Nepal, Kathmandu Valley, Patan
Goddess Tara with Hand in Gesture of Reassurance (Abhayamudra)
15th century

Painted wood
128 x 35.6 x 30.5 cm (50 3/8 x 14 x 12 in.)
Promised Gift of James W. and Marilynn Alsdorf, 230.1997

In Buddhism, the female represents prajna, or insight, without which one cannot achieve enlightenment. Among the most popular female goddesses is Tara, said to have been born from the petals of a lotus (symbol of enlightenment) on a lake of tears shed by her male counterpart, the bodhisattva Avalokiteshvara. Tara, also a bodhisattva, is the compassionate savior-goddess. She can appear in more than a dozen forms, which bear different attributes and are distinguished by their respective colors.
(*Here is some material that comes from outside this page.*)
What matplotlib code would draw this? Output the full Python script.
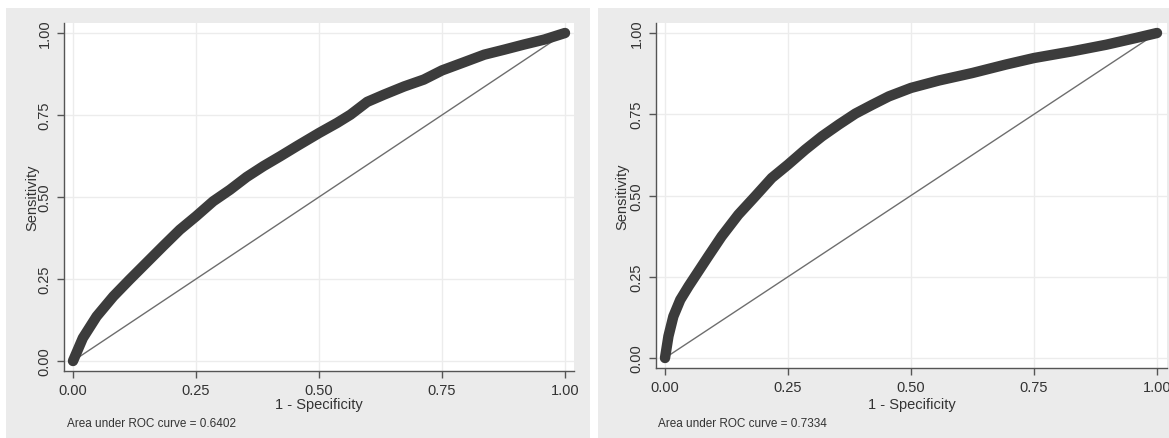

Tara is usually depicted holding a lotus blossom, relating to the story of her birth.

In this painted wood statue from Nepal, Tara stands in a graceful posture, raising her right hand in the mudra of reassurance. Originally, this statue would have stood in a temple and been periodically adorned with garments and ornaments that embellished its carved skirt and earrings. The facial features are typical of the wood-carved statues created in the Kathmandu Valley of Nepal in the 14th century. The distinctive shape of the head and face of this sculpture and other carved-wood portrayals of Tara from this region suggests that they are all products of a single workshop.